Funding on hold for re-training programs
A provincial government move to put a hold on further spending in the Skills Development Employment Benefits program last week has rippled down to prevent training opportunities in the near future to unemployed workers in the Boundary region. Late Friday afternoon of last week, the provincial government advised the Skills Development Employment Benefits programs being offered around the province to rein in spending on all retraining programs and to cap all tuition funding effective immediately. While the maximum amount of funding has been capped at $4000, some parts of the province have completely run out of money. The East and West Kootenays may have no funding available to help re-train workers in the near future.
The SDEB program is managed by one contractor for the West Kootenay / Boundary areas based out of Nelson. Unemployed individuals interested in retraining opportunities work with their local employment program staff, managed by Community Futures Boundary in the Boundary region, to develop their training plans and budgets. These proposals are then processed by the SDEB program managers.
Wendy McCulloch, general manager of Community Futures Boundary, said that their programs have been advised that there will be no new intakes into the SDEB program for the rest of the fiscal year. Other clients waiting for the final approval of their training programs have also been told that their training will not proceed.
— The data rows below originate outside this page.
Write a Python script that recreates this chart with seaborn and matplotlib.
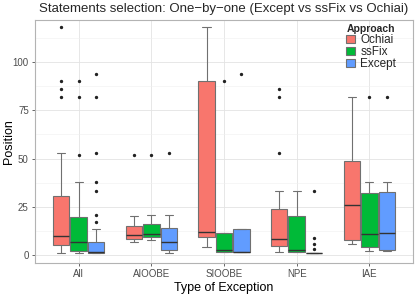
import numpy as np
import pandas as pd
import matplotlib
matplotlib.use("Agg")
import matplotlib.pyplot as plt
from matplotlib.ticker import MultipleLocator
import seaborn as sns

categories = ["All", "AIOOBE", "SIOOBE", "NPE", "IAE"]
approaches = ["Ochiai", "ssFix", "Except"]
colors = ["#F8766D", "#00BA38", "#619CFF"]

# five-number summaries per category: [low whisker, Q1, median, Q3, high whisker]
ochiai_stats = [[1, 5, 10, 30.5, 53], [7, 8.3, 10.4, 15.2, 20], [4, 9.5, 12, 90, 118],
                [1.7, 4.8, 8.3, 23.7, 33], [5.5, 7.8, 26, 49, 82]]
ssfix_stats = [[1.2, 2, 6.6, 19.5, 38], [7.8, 9.2, 11.1, 16.1, 21], [1.4, 1.4, 2.6, 11.7, 11.7],
               [1.4, 1.4, 2.6, 20, 33], [2, 4.3, 10.7, 32.3, 38]]
except_stats = [[1, 1, 1.4, 6.9, 13.3], [1, 2.6, 6.9, 13.8, 21], [1.4, 1.4, 1.7, 13.3, 13.3],
                [1, 1, 1, 1, 1], [2, 2.6, 11.6, 32.8, 38]]

ochiai_outliers = [[118, 90, 86, 82], [52], [], [86, 82, 53], []]
ssfix_outliers = [[90, 82, 52], [52], [90], [], [82]]
except_outliers = [[94, 82, 53, 38, 33, 21, 17], [53], [94], [33, 8.6, 5.7, 3.3], [82]]


def expand(stats, outliers):
    lo, q1, med, q3, hi = stats
    h = len(outliers)
    m = h + 2
    vals = [lo] + [q1] * m + [med] * m + [q3] * m + [hi] * (m - h) + list(outliers)
    return vals


rows = []
for approach, st, ol in [("Ochiai", ochiai_stats, ochiai_outliers),
                         ("ssFix", ssfix_stats, ssfix_outliers),
                         ("Except", except_stats, except_outliers)]:
    for cat, s, o in zip(categories, st, ol):
        for v in expand(s, o):
            rows.append({"exception": cat, "approach": approach, "position": v})
df = pd.DataFrame(rows)

sns.set_theme(style="white")
plt.rcParams["font.family"] = ["Liberation Sans", "DejaVu Sans"]

fig = plt.figure(figsize=(4.15, 2.94), dpi=100)
ax = fig.add_axes([35 / 415, 1 - 263 / 294, 378 / 415, 243 / 294])

sns.boxplot(data=df, x="exception", y="position", hue="approach",
            order=categories, hue_order=approaches, palette=colors,
            saturation=1, width=0.72, gap=0.06, linewidth=0.8,
            linecolor="#707070", ax=ax,
            medianprops=dict(color="#333333", linewidth=1.0),
            flierprops=dict(marker="o", markerfacecolor="#222222",
                            markeredgecolor="#222222", markersize=1.4))

ax.set_xlim(-0.6, 4.6)
ax.set_ylim(-4.1, 121.8)
ax.yaxis.set_major_locator(MultipleLocator(25))
ax.yaxis.set_minor_locator(MultipleLocator(12.5))
ax.grid(True, which="major", color="#e3e3e3", linewidth=0.6)
ax.grid(True, which="minor", axis="y", color="#efefef", linewidth=0.4)
ax.set_axisbelow(True)
for sp in ax.spines.values():
    sp.set_color("#b3b3b3")
    sp.set_linewidth(0.8)
ax.tick_params(axis="both", which="major", labelsize=7, colors="#4d4d4d",
               length=2.5, width=0.6, pad=2, left=True, bottom=True)
ax.tick_params(axis="both", which="minor", length=0)
for t in ax.get_xticklabels() + ax.get_yticklabels():
    t.set_color("#4d4d4d")
ax.set_xlabel("Type of Exception", fontsize=9, color="black", labelpad=2)
ax.set_ylabel("Position", fontsize=9, color="black")
ax.yaxis.set_label_coords(-20 / 378, 0.5)

handles, labels = ax.get_legend_handles_labels()
if ax.get_legend() is not None:
    ax.get_legend().remove()
leg = fig.legend(handles, labels, title="Approach", loc="upper left",
                 bbox_to_anchor=(338 / 415, 1 - 16 / 294), frameon=False,
                 fontsize=8.5, title_fontsize=7.5, handlelength=0.7,
                 handleheight=0.7, handletextpad=0.5, labelspacing=0.0,
                 borderpad=0.2)
leg.get_title().set_fontweight("bold")
leg._legend_box.align = "left"

fig.text(39 / 415, 1 - 9 / 294,
         "Statements selection: One\u2212by\u2212one (Except vs ssFix vs Ochiai)",
         fontsize=9.5, va="center", ha="left")

fig.savefig("out.png", dpi=100)
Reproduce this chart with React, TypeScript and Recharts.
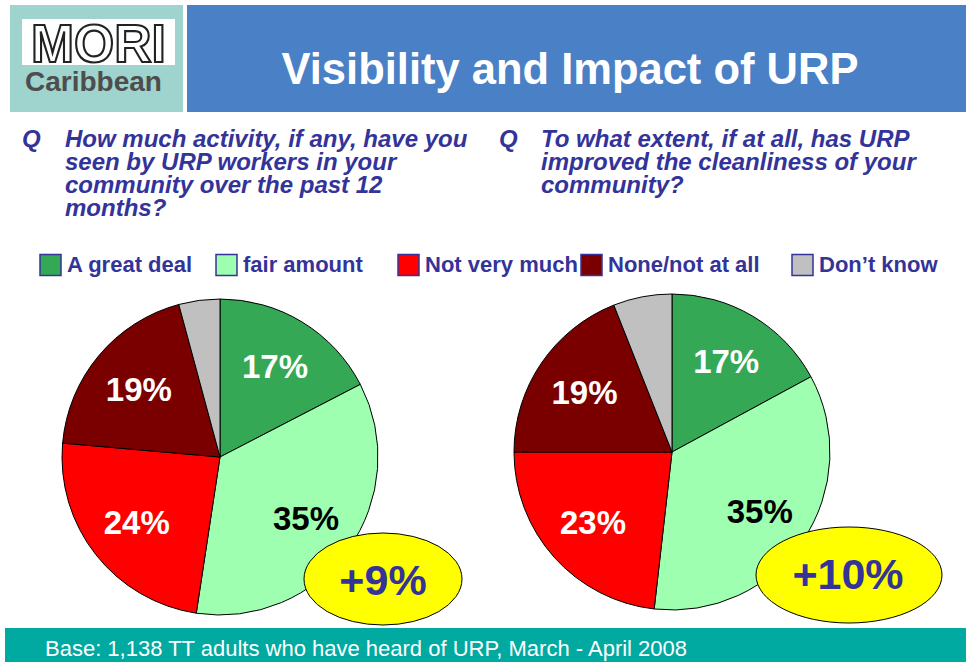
import React from "react";
import { PieChart, Pie, Cell } from "recharts";

const categories = ["A great deal", "fair amount", "Not very much", "None/not at all", "Don\u2019t know"];
const colors = ["#35a855", "#9effb0", "#ff0000", "#7a0000", "#c0c0c0"];
const activityValues = [17.4, 35.0, 24.0, 19.4, 4.2];
const cleanlinessValues = [17.1, 34.7, 23.2, 19.0, 6.0];
const changeLabels = ["+9%", "+10%"];
const question1 = ["How much activity, if any, have you", "seen by URP workers in your", "community over the past 12", "months?"];
const question2 = ["To what extent, if at all, has URP", "improved the cleanliness of your", "community?"];
const title = "Visibility and Impact of URP";
const baseText = "Base: 1,138 TT adults who have heard of URP, March - April 2008";

const legendX = [40, 216, 398, 581, 792];

const data1 = categories.map((name, i) => ({ name, value: activityValues[i] }));
const data2 = categories.map((name, i) => ({ name, value: cleanlinessValues[i] }));

const RAD = Math.PI / 180;
const FONT = "Arial, 'Liberation Sans', sans-serif";
const NAVY = "#333399";

const renderLabel = (props: any) => {
  const { cx, cy, midAngle, outerRadius, value, index } = props;
  if (index === 4) return null;
  const r = outerRadius * 0.67;
  const x = cx + r * Math.cos(-midAngle * RAD);
  const y = cy + r * Math.sin(-midAngle * RAD);
  return (
    <text x={x} y={y} textAnchor="middle" dominantBaseline="central" fill={index === 1 ? "#000" : "#fff"} fontFamily={FONT} fontWeight="bold" fontSize={33}>
      {Math.round(value)}%
    </text>
  );
};

export default function App() {
  return (
    <div style={{ position: "absolute", left: 0, top: 0, width: 966, height: 662, background: "#fff", overflow: "hidden" }}>
      <svg width={966} height={662} style={{ position: "absolute", left: 0, top: 0 }}>
        {/* Logo */}
        <rect x={10} y={5} width={173} height={107} fill="#9fd3ce" />
        <rect x={22} y={19} width={153} height={46} fill="#fff" />
        <text x={31} y={62} fontFamily={FONT} fontWeight="bold" fontSize={54} fill="#fff" stroke="#222" strokeWidth={2.2} textLength={135} lengthAdjust="spacingAndGlyphs">MORI</text>
        <text x={25} y={91} fontFamily={FONT} fontWeight="bold" fontSize={28} fill="#4d4d4d">Caribbean</text>
        {/* Title bar */}
        <rect x={187} y={5} width={779} height={107} fill="#4a80c6" />
        <text x={570} y={84} textAnchor="middle" fontFamily={FONT} fontWeight="bold" fontSize={43.5} fill="#fff">{title}</text>
        {/* Questions */}
        <text x={22} y={147} fontFamily={FONT} fontWeight="bold" fontStyle="italic" fontSize={24} fill={NAVY}>Q</text>
        {question1.map((line, i) => (
          <text key={"q1" + i} x={65} y={147 + i * 23} fontFamily={FONT} fontWeight="bold" fontStyle="italic" fontSize={24} fill={NAVY}>{line}</text>
        ))}
        <text x={499} y={147} fontFamily={FONT} fontWeight="bold" fontStyle="italic" fontSize={24} fill={NAVY}>Q</text>
        {question2.map((line, i) => (
          <text key={"q2" + i} x={541} y={147 + i * 23} fontFamily={FONT} fontWeight="bold" fontStyle="italic" fontSize={24} fill={NAVY}>{line}</text>
        ))}
        {/* Legend */}
        {categories.map((c, i) => (
          <g key={"lg" + i}>
            <rect x={legendX[i]} y={254.5} width={21} height={21} fill={colors[i]} stroke={NAVY} strokeWidth={1.5} />
            <text x={legendX[i] + 27} y={272} fontFamily={FONT} fontWeight="bold" fontSize={22} fill={NAVY}>{c}</text>
          </g>
        ))}
        {/* Footer */}
        <rect x={5} y={628} width={961} height={34} fill="#00aaa0" />
        <text x={45} y={656} fontFamily={FONT} fontSize={22} fill="#fff">{baseText}</text>
      </svg>
      <div style={{ position: "absolute", left: 0, top: 0 }}>
        <PieChart width={966} height={662} margin={{ top: 0, right: 0, bottom: 0, left: 0 }}>
          <Pie data={data1} dataKey="value" nameKey="name" cx={220} cy={457} outerRadius={158} startAngle={90} endAngle={-270} stroke="#000" strokeWidth={1} label={renderLabel} labelLine={false} isAnimationActive={false}>
            {data1.map((d, i) => <Cell key={"a" + i} fill={colors[i]} />)}
          </Pie>
          <Pie data={data2} dataKey="value" nameKey="name" cx={672} cy={452} outerRadius={158} startAngle={90} endAngle={-270} stroke="#000" strokeWidth={1} label={renderLabel} labelLine={false} isAnimationActive={false}>
            {data2.map((d, i) => <Cell key={"b" + i} fill={colors[i]} />)}
          </Pie>
        </PieChart>
      </div>
      <svg width={966} height={662} style={{ position: "absolute", left: 0, top: 0, pointerEvents: "none" }}>
        <ellipse cx={383} cy={579} rx={79} ry={46} fill="#ffff00" stroke="#000" strokeWidth={1} />
        <text x={383} y={580} textAnchor="middle" dominantBaseline="central" fontFamily={FONT} fontWeight="bold" fontSize={43} fill={NAVY}>{changeLabels[0]}</text>
        <ellipse cx={849} cy={575} rx={93} ry={48} fill="#ffff00" stroke="#000" strokeWidth={1} />
        <text x={848} y={574} textAnchor="middle" dominantBaseline="central" fontFamily={FONT} fontWeight="bold" fontSize={43} fill={NAVY}>{changeLabels[1]}</text>
      </svg>
    </div>
  );
}
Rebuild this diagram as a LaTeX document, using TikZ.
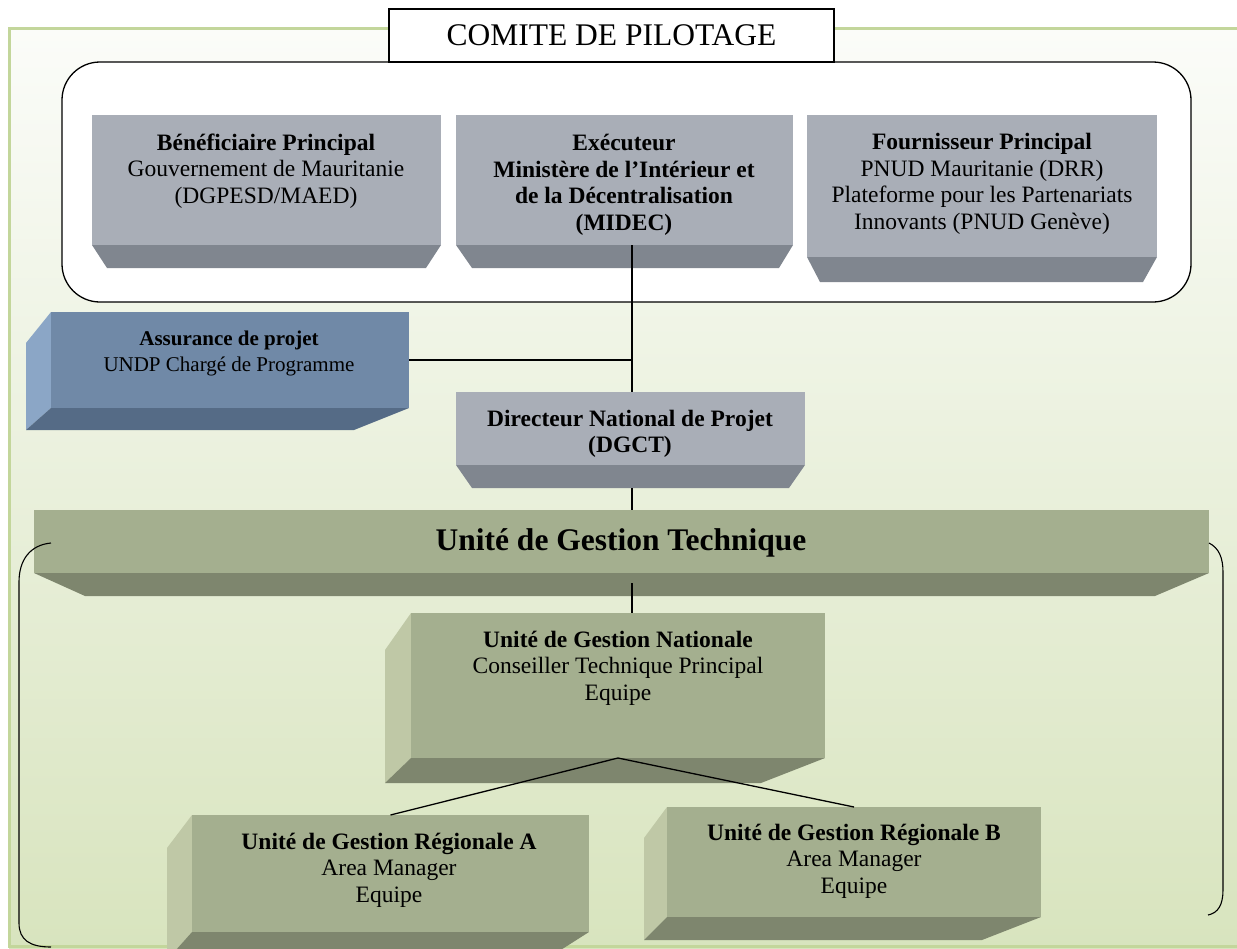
\documentclass[tikz,border=0pt]{standalone}
\usepackage{fontspec}
\setmainfont{Liberation Serif}
\begin{document}
\begin{tikzpicture}[x=1pt,y=-1pt,
  face/.style={draw=none, inner sep=0, outer sep=0},
  txt/.style={align=center, inner sep=0, font=\fontsize{23.5}{26.5}\selectfont},
  conn/.style={draw=black, line width=1.3pt},
  brace/.style={draw=black, line width=1.1pt}]
\definecolor{grayF}{HTML}{A9AEB7}
\definecolor{grayB}{HTML}{80868F}
\definecolor{blueF}{HTML}{7089A7}
\definecolor{blueL}{HTML}{8BA6C6}
\definecolor{blueB}{HTML}{556B86}
\definecolor{greenF}{HTML}{A4AF8F}
\definecolor{greenL}{HTML}{BFC8A6}
\definecolor{greenB}{HTML}{7E866E}
\definecolor{frameG}{HTML}{C3D69B}
\definecolor{bgTop}{HTML}{FBFCF9}
\definecolor{bgMid}{HTML}{EEF2E6}
\definecolor{bgBot}{HTML}{D8E4BE}
\useasboundingbox (0,0) rectangle (1237,948);
\fill[white] (0,0) rectangle (1237,948);
% background frame
\shade[top color=bgTop, middle color=bgMid, bottom color=bgBot] (9,28) rectangle (1245,948);
\draw[frameG, line width=3pt] (1250,28) -- (9,28) -- (9,946) -- (1250,946);
% comite rounded box
\draw[fill=white, draw=black, line width=1.3pt, rounded corners=38pt] (62,62) rectangle (1191,302);
% title
\node[draw=black, fill=white, line width=2.2pt, minimum width=445, minimum height=53, inner sep=0,
  font=\fontsize{31.5}{34}\selectfont] (title) at (611.5,35.5) {COMITE DE PILOTAGE};

% ---- top boxes
\fill[grayB] (92,245) -- (441,245) -- (426,268) -- (107,268) -- cycle;
\node[face, fill=grayF, minimum width=349, minimum height=130] (b1) at (266.5,180) {};
\fill[grayB] (456,245) -- (793,245) -- (779,268) -- (472,268) -- cycle;
\node[face, fill=grayF, minimum width=337, minimum height=130] (b2) at (624.5,180) {};
\fill[grayB] (807,257) -- (1157,257) -- (1143,282) -- (820,282) -- cycle;
\node[face, fill=grayF, minimum width=350, minimum height=142] (b3) at (982,186) {};

% ---- assurance
\fill[blueL] (51,312) -- (26,343) -- (26,430) -- (51,408) -- cycle;
\fill[blueB] (51,408) -- (409,408) -- (354,430) -- (26,430) -- cycle;
\node[face, fill=blueF, minimum width=358, minimum height=96] (as) at (230,360) {};

% ---- directeur
\fill[grayB] (456,465) -- (805,465) -- (789,488) -- (472,488) -- cycle;
\node[face, fill=grayF, minimum width=349, minimum height=73] (dg) at (630.5,428.5) {};

% ---- UGT bar
\fill[greenB] (34,573) -- (1209,573) -- (1155,596) -- (85,596) -- cycle;
\node[face, fill=greenF, minimum width=1175, minimum height=63] (ugt) at (621.5,541.5) {};

% ---- UGN
\fill[greenL] (411,613) -- (385,650) -- (385,783) -- (411,758) -- cycle;
\fill[greenB] (411,758) -- (825,758) -- (761,783) -- (385,783) -- cycle;
\node[face, fill=greenF, minimum width=414, minimum height=145] (ugn) at (618,685.5) {};

% ---- regional A
\fill[greenL] (192,815) -- (167,848) -- (167,960) -- (192,932) -- cycle;
\fill[greenB] (192,932) -- (589,932) -- (545,960) -- (167,960) -- cycle;
\node[face, fill=greenF, minimum width=397, minimum height=117] (ra) at (390.5,873.5) {};

% ---- regional B
\fill[greenL] (667,807) -- (644,838) -- (644,940) -- (667,917) -- cycle;
\fill[greenB] (667,917) -- (1041,917) -- (982,940) -- (644,940) -- cycle;
\node[face, fill=greenF, minimum width=374, minimum height=110] (rb) at (854,862) {};

% ---- connectors
\coordinate (dgb) at (632,488);
\coordinate (ugtb) at (632,583);
\draw[conn] (b2.south -| dgb) -- (dgb |- dg.north);
\draw[conn] (as.east) -- (as.east -| dgb);
\draw[conn] (dgb) -- (dgb |- ugt.north);
\draw[conn] (ugtb) -- (ugtb |- ugn.north);
\draw[conn] (ugn.south) -- (ra.north);
\draw[conn] (ugn.south) -- (rb.north);

% ---- brackets
\draw[brace] (51,543) .. controls (30,545) and (19,560) .. (19,582) -- (19,923) .. controls (19,940) and (30,947) .. (51,947);
\draw[brace] (1209,543) .. controls (1219,548) and (1223,558) .. (1223,572) -- (1223,890) .. controls (1223,905) and (1218,913) .. (1208,915);

% ---- texts
\node[txt] (t1) at (266,171) {\textbf{Bénéficiaire Principal}\\Gouvernement de Mauritanie\\(DGPESD/MAED)};
\node[txt] (t2) at (624,185) {\textbf{Exécuteur}\\\textbf{Ministère de l’Intérieur et}\\\textbf{de la Décentralisation}\\\textbf{(MIDEC)}};
\node[txt] (t3) at (982,184) {\textbf{Fournisseur Principal}\\PNUD Mauritanie (DRR)\\Plateforme pour les Partenariats\\Innovants (PNUD Genève)};
\node[txt, font=\fontsize{21}{26}\selectfont] (tas) at (229,353) {\textbf{Assurance de projet}\\UNDP Chargé de Programme};
\node[txt] (tdg) at (630,434) {\textbf{Directeur National de Projet}\\\textbf{(DGCT)}};
\node[txt, font=\fontsize{31.5}{34}\selectfont] (tugt) at (621,543) {\textbf{Unité de Gestion Technique}};
\node[txt] (tugn) at (618,668) {\textbf{Unité de Gestion Nationale}\\Conseiller Technique Principal\\Equipe};
\node[txt] (tra) at (389,870) {\textbf{Unité de Gestion Régionale A}\\Area Manager\\Equipe};
\node[txt] (trb) at (854,861) {\textbf{Unité de Gestion Régionale B}\\Area Manager\\Equipe};
\end{tikzpicture}
\end{document}
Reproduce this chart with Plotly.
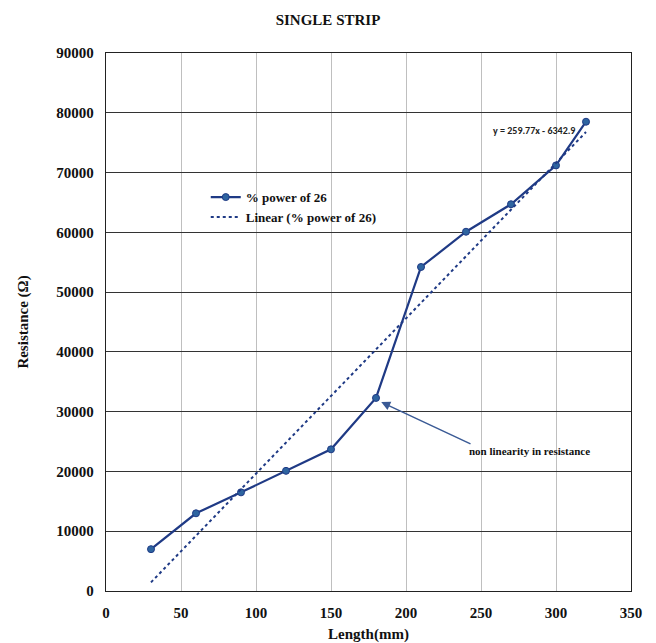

“We’re very concerned about the impact on our clients. We’re hoping that the ministry down the road is going to be able to reevaluate or re-profile some funds so we are able to continue to serve the training needs in this area. We had some clients anticipating being able to start some training and regrettably we’re not able to move forward with those at this time.”
At this point, McCulloch says that the other employment programs have not been impacted. McCulloch’s sense is that the programs were over-subscribed with the high levels of unemployment in the province, and is hopeful that in the new fiscal year the funding will be available again.
The B.C. Liberals’ abrupt decision to cut skills training is a bad economic move that will leave unemployed British Columbians without the means to retrain to meet labour market demands, said NDP MLA Katrine Conroy and NDP MP Alex Atamanenko.
“This program provides the support that unemployed residents of the Kootenays need so that they can retrain and get back to work” said Katrine Conroy, MLA for Kootenay West, “However, service providers were told late last week that the program is out of money, with no word of further funding. The laid-off forestry workers in our area need this re-training and support to make ends meet during these difficult economic times,” said Conroy. New Democrat MLAs across the province have been raising their concerns with Rich Coleman, the Minister responsible.
MP Alex Atamanenko has written a letter to the federal Minister of Human Resources and Skills Development Canada, Diane Finley, to ask that she step in to assess the situation. Atamanenko writes that “Many training institutions and schools will be forced to lay off training staff, adding to the ranks of the unemployed.” He also adds that “In my Riding, one trainer of aspiring truck operators – who come from throughout the province to train – will lose seventy-five percent of his students, and his income to employ trainers. What happens to trainees who cannot meet the full costs?”
Conroy and Atamanenko are asking that both the BC and Federal Government step in and make sure that those who are unemployed are given the support that they need to get through this very tough economic period in the Kootenays.